You can start investing with as little as $5 these days if your broker offers fractional shares, and most of them do now, Fidelity Schwab and Robinhood all allow it and it's honestly one of the best changes in the industry in decades because it used to be that you needed hundreds or thousands just to buy one share of a decent company. The key is starting small and learning without risking money you can't afford to lose, making mistakes with amounts that sting but don't ruin you, that sorta thing. For beginners index funds like VOO are safer and simpler than individual stocks which require real research and can drop 50% overnight for reasons nobody saw coming, some analyst downgrades the stock or the CEO says something dumb on an earnings call and boom you're down thousands. Once you've built up $10,000 or more in index funds you can experiment with individual stocks using maybe 10% of your portfolio, that way a bad pick hurts but doesn't wreck everything you've built.

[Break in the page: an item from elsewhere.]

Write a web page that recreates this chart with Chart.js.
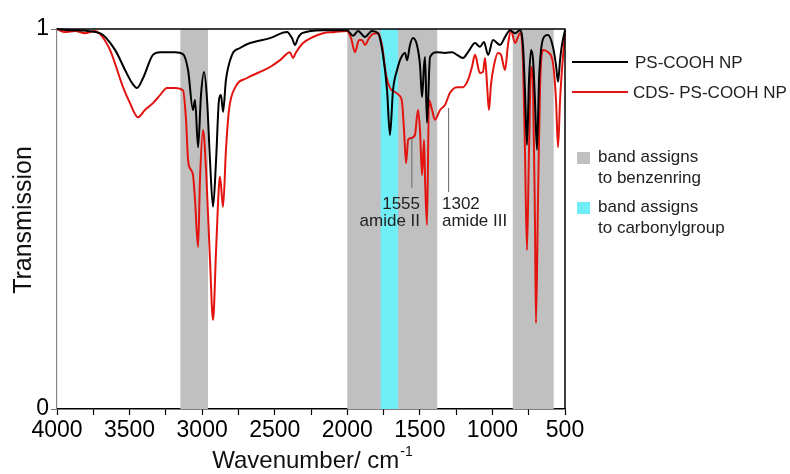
<!DOCTYPE html>
<html>
<head>
<meta charset="utf-8">
<script src="https://cdn.jsdelivr.net/npm/chart.js@4/dist/chart.umd.min.js"></script>
<style>
  html, body { margin: 0; padding: 0; background: #fff; }
  #wrap { width: 790px; height: 474px; }
</style>
</head>
<body>
<div id="wrap"><canvas id="ftir" width="790" height="474"></canvas></div>
<script>
// wavenumbers (cm-1) and transmission
var wnBlack = [4000, 3910, 3704, 3600, 3531, 3483, 3449, 3407, 3339, 3290, 3187, 3132, 3097, 3063, 3049, 3028, 3008, 2987, 2966, 2946, 2925, 2904, 2884, 2870, 2856, 2836, 2794, 2739, 2670, 2532, 2415, 2381, 2360, 2340, 2312, 2167, 2002, 1960, 1926, 1878, 1830, 1788, 1754, 1726, 1706, 1685, 1657, 1630, 1602, 1588, 1568, 1547, 1520, 1499, 1485, 1471, 1464, 1451, 1430, 1382, 1327, 1278, 1244, 1203, 1168, 1120, 1086, 1058, 1030, 996, 948, 913, 879, 844, 810, 789, 776, 762, 748, 734, 720, 707, 693, 679, 665, 645, 617, 583, 562, 548, 534, 521, 500];
var tBlack = [1.000, 0.997, 0.989, 0.945, 0.892, 0.858, 0.845, 0.871, 0.932, 0.939, 0.939, 0.934, 0.892, 0.787, 0.813, 0.689, 0.826, 0.887, 0.813, 0.655, 0.532, 0.655, 0.813, 0.826, 0.782, 0.866, 0.932, 0.950, 0.963, 0.976, 0.992, 0.976, 0.958, 0.976, 0.989, 0.997, 0.997, 0.982, 0.995, 0.979, 0.995, 0.989, 0.932, 0.839, 0.721, 0.839, 0.892, 0.924, 0.937, 0.918, 0.958, 0.976, 0.958, 0.905, 0.821, 0.905, 0.926, 0.753, 0.926, 0.939, 0.937, 0.939, 0.932, 0.924, 0.939, 0.963, 0.953, 0.966, 0.932, 0.971, 0.958, 0.979, 0.997, 0.989, 0.997, 0.953, 0.839, 0.695, 0.866, 0.945, 0.918, 0.813, 0.682, 0.866, 0.945, 0.979, 0.984, 0.953, 0.905, 0.861, 0.918, 0.958, 0.997];

var wnRed = [4000, 3945, 3876, 3807, 3738, 3704, 3635, 3545, 3497, 3442, 3394, 3339, 3290, 3242, 3187, 3132, 3111, 3097, 3077, 3063, 3049, 3028, 3015, 2994, 2973, 2946, 2925, 2904, 2884, 2877, 2856, 2836, 2815, 2774, 2691, 2601, 2532, 2463, 2395, 2374, 2353, 2305, 2236, 2167, 2085, 2002, 1974, 1947, 1919, 1899, 1878, 1850, 1823, 1788, 1761, 1733, 1706, 1671, 1644, 1623, 1609, 1595, 1581, 1561, 1534, 1513, 1499, 1485, 1471, 1464, 1451, 1437, 1416, 1396, 1361, 1327, 1292, 1244, 1203, 1168, 1141, 1120, 1086, 1065, 1051, 1037, 1024, 1010, 989, 962, 941, 913, 893, 872, 844, 810, 789, 776, 762, 748, 734, 720, 707, 700, 686, 672, 651, 617, 583, 562, 548, 534, 521, 500];
var tRed = [1.000, 0.992, 0.995, 0.989, 0.995, 0.987, 0.945, 0.847, 0.805, 0.768, 0.787, 0.805, 0.826, 0.845, 0.845, 0.839, 0.761, 0.655, 0.629, 0.616, 0.550, 0.426, 0.603, 0.734, 0.629, 0.392, 0.234, 0.418, 0.589, 0.611, 0.532, 0.682, 0.787, 0.845, 0.871, 0.887, 0.900, 0.918, 0.939, 0.924, 0.939, 0.963, 0.979, 0.989, 0.992, 0.995, 0.976, 0.939, 0.971, 0.971, 0.958, 0.976, 0.987, 0.989, 0.958, 0.879, 0.845, 0.834, 0.826, 0.808, 0.734, 0.647, 0.708, 0.713, 0.721, 0.787, 0.734, 0.616, 0.708, 0.603, 0.484, 0.813, 0.787, 0.761, 0.787, 0.800, 0.832, 0.847, 0.847, 0.866, 0.900, 0.932, 0.884, 0.887, 0.924, 0.853, 0.787, 0.853, 0.905, 0.937, 0.932, 0.892, 0.958, 0.997, 0.963, 0.989, 0.911, 0.682, 0.418, 0.682, 0.900, 0.847, 0.497, 0.226, 0.550, 0.847, 0.945, 0.939, 0.911, 0.813, 0.689, 0.813, 0.892, 0.989];

var benzeneBands = [[3150, 2960], [2000, 1380], [860, 578]];
var carbonylBands = [[1770, 1650]];
var xTicks = [4000, 3500, 3000, 2500, 2000, 1500, 1000, 500];
var yTicks = [0, 1];

var FONT = '"Liberation Sans", Arial, sans-serif';
var GRAY = '#c0c0c0';
var CYAN = '#70eef6';
var RED = '#e3140f';

function pts(xs, ys) {
  return xs.map(function(x, i) { return {x: x, y: ys[i]}; });
}

var bands = {
  id: 'bands',
  beforeDatasetsDraw: function(chart) {
    var ctx = chart.ctx, a = chart.chartArea, x = chart.scales.x;
    ctx.save();
    ctx.fillStyle = GRAY;
    benzeneBands.forEach(function(b) {
      var x1 = x.getPixelForValue(b[0]), x2 = x.getPixelForValue(b[1]);
      ctx.fillRect(x1, a.top, x2 - x1, a.bottom - a.top);
    });
    ctx.fillStyle = CYAN;
    carbonylBands.forEach(function(b) {
      var x1 = x.getPixelForValue(b[0]), x2 = x.getPixelForValue(b[1]);
      ctx.fillRect(x1, a.top, x2 - x1, a.bottom - a.top);
    });
    ctx.restore();
  }
};

var extras = {
  id: 'extras',
  afterDraw: function(chart) {
    var ctx = chart.ctx, a = chart.chartArea, x = chart.scales.x, y = chart.scales.y;
    ctx.save();
    // frame: top and right
    ctx.strokeStyle = '#000';
    ctx.lineWidth = 1.5;
    ctx.beginPath();
    ctx.moveTo(a.left, a.top);
    ctx.lineTo(a.right, a.top);
    ctx.lineTo(a.right, a.bottom);
    ctx.stroke();

    // amide markers
    ctx.strokeStyle = '#666';
    ctx.lineWidth = 1;
    ctx.beginPath();
    ctx.moveTo(x.getPixelForValue(1555), y.getPixelForValue(0.713));
    ctx.lineTo(x.getPixelForValue(1555), y.getPixelForValue(0.582));
    ctx.moveTo(x.getPixelForValue(1302), y.getPixelForValue(0.792));
    ctx.lineTo(x.getPixelForValue(1302), y.getPixelForValue(0.571));
    ctx.stroke();

    ctx.fillStyle = '#222';
    ctx.font = '17px ' + FONT;
    ctx.textBaseline = 'middle';
    ctx.textAlign = 'right';
    ctx.fillText('1555', 420, 204);
    ctx.fillText('amide II', 420, 221);
    ctx.textAlign = 'left';
    ctx.fillText('1302', 442, 204);
    ctx.fillText('amide III', 442, 221);

    // legend
    ctx.lineWidth = 2;
    ctx.strokeStyle = '#000';
    ctx.beginPath(); ctx.moveTo(572, 62); ctx.lineTo(628, 62); ctx.stroke();
    ctx.strokeStyle = RED;
    ctx.beginPath(); ctx.moveTo(572, 92); ctx.lineTo(628, 92); ctx.stroke();
    ctx.font = '17px ' + FONT;
    ctx.fillText('PS-COOH NP', 635, 63);
    ctx.fillText('CDS- PS-COOH NP', 633, 93);

    ctx.fillStyle = GRAY;
    ctx.fillRect(577, 152, 13, 12);
    ctx.fillStyle = CYAN;
    ctx.fillRect(577, 202, 13, 12);
    ctx.fillStyle = '#222';
    ctx.font = '17px ' + FONT;
    ctx.fillText('band assigns', 598, 157);
    ctx.fillText('to benzenring', 598, 178);
    ctx.fillText('band assigns', 598, 207);
    ctx.fillText('to carbonylgroup', 598, 228);

    // axis titles
    ctx.fillStyle = '#111';
    var main = 'Wavenumber/ cm';
    ctx.font = '24px ' + FONT;
    var w1 = ctx.measureText(main).width;
    ctx.font = '14px ' + FONT;
    var w2 = ctx.measureText('-1').width;
    var sx = 312 - (w1 + w2) / 2;
    ctx.font = '24px ' + FONT;
    ctx.textAlign = 'left';
    ctx.fillText(main, sx, 461);
    ctx.font = '14px ' + FONT;
    ctx.fillText('-1', sx + w1 + 1, 452);

    ctx.translate(24, 220);
    ctx.rotate(-Math.PI / 2);
    ctx.textAlign = 'center';
    ctx.font = '25px ' + FONT;
    ctx.fillText('Transmission', 0, 0);
    ctx.restore();
  }
};

new Chart(document.getElementById('ftir'), {
  type: 'line',
  data: {
    datasets: [{
      label: 'PS-COOH NP',
      data: pts(wnBlack, tBlack),
      borderColor: '#000',
      borderWidth: 2,
      pointRadius: 0,
      cubicInterpolationMode: 'monotone',
      clip: 3
    }, {
      label: 'CDS- PS-COOH NP',
      data: pts(wnRed, tRed),
      borderColor: RED,
      borderWidth: 2,
      pointRadius: 0,
      cubicInterpolationMode: 'monotone',
      clip: 3
    }]
  },
  options: {
    responsive: false,
    animation: false,
    events: [],
    layout: { padding: { top: 29, right: 225, left: 0, bottom: 0 } },
    plugins: { legend: { display: false }, tooltip: { enabled: false } },
    scales: {
      x: {
        type: 'linear',
        reverse: true,
        min: 500,
        max: 4000,
        afterFit: function(s) { s.height = 65; },
        afterBuildTicks: function(s) {
          var t = [];
          for (var v = 500; v <= 4000; v += 250) t.push({value: v});
          s.ticks = t;
        },
        ticks: {
          autoSkip: false,
          maxRotation: 0,
          padding: 2,
          color: '#000',
          font: { family: FONT, size: 23 },
          callback: function(v) { return xTicks.indexOf(v) >= 0 ? String(v) : ''; }
        },
        grid: { drawOnChartArea: false, tickLength: 6, tickColor: '#000', tickWidth: 1.2 },
        border: { color: '#000', width: 1.5 }
      },
      y: {
        min: 0,
        max: 1,
        afterFit: function(s) { s.width = 57; },
        afterBuildTicks: function(s) {
          s.ticks = yTicks.map(function(v) { return {value: v}; });
        },
        ticks: {
          padding: 2,
          color: '#000',
          font: { family: FONT, size: 23 }
        },
        grid: { drawOnChartArea: false, tickLength: 6, tickColor: '#777' },
        border: { color: '#888', width: 1.2 }
      }
    }
  },
  plugins: [bands, extras]
});
</script>
</body>
</html>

Selling during a downturn is probably the biggest mistake new investors make and I see it every single time the market drops. In March 2020 tons of beginners sold their stocks at a loss when things looked terrifying and the news was nothing but doom, only to watch the market rebound 60% in the next 18 months, and I bet a lot of them never came back to investing after that experience, just decided the stock market was a scam and went back to keeping everything in a checking account earning zero point nothing. If you can't handle seeing your portfolio drop 30% without panic selling, you're genuinely better off in bonds or CDs, no shame in that at all, everyone's got a different risk tolerance and forcing yourself to be an aggressive investor when you're actually conservative is just setting yourself up to make the worst decision at the worst possible moment. Knowing your risk tolerance is way more important than picking the perfect stock, and tbh most people overestimate how much volatility they can actually stomach until they're living through it, watching red numbers, feeling that pit in their stomach, and fighting the urge to just make it stop by selling everything. That's the real test and most people fail it the first time. I sure did.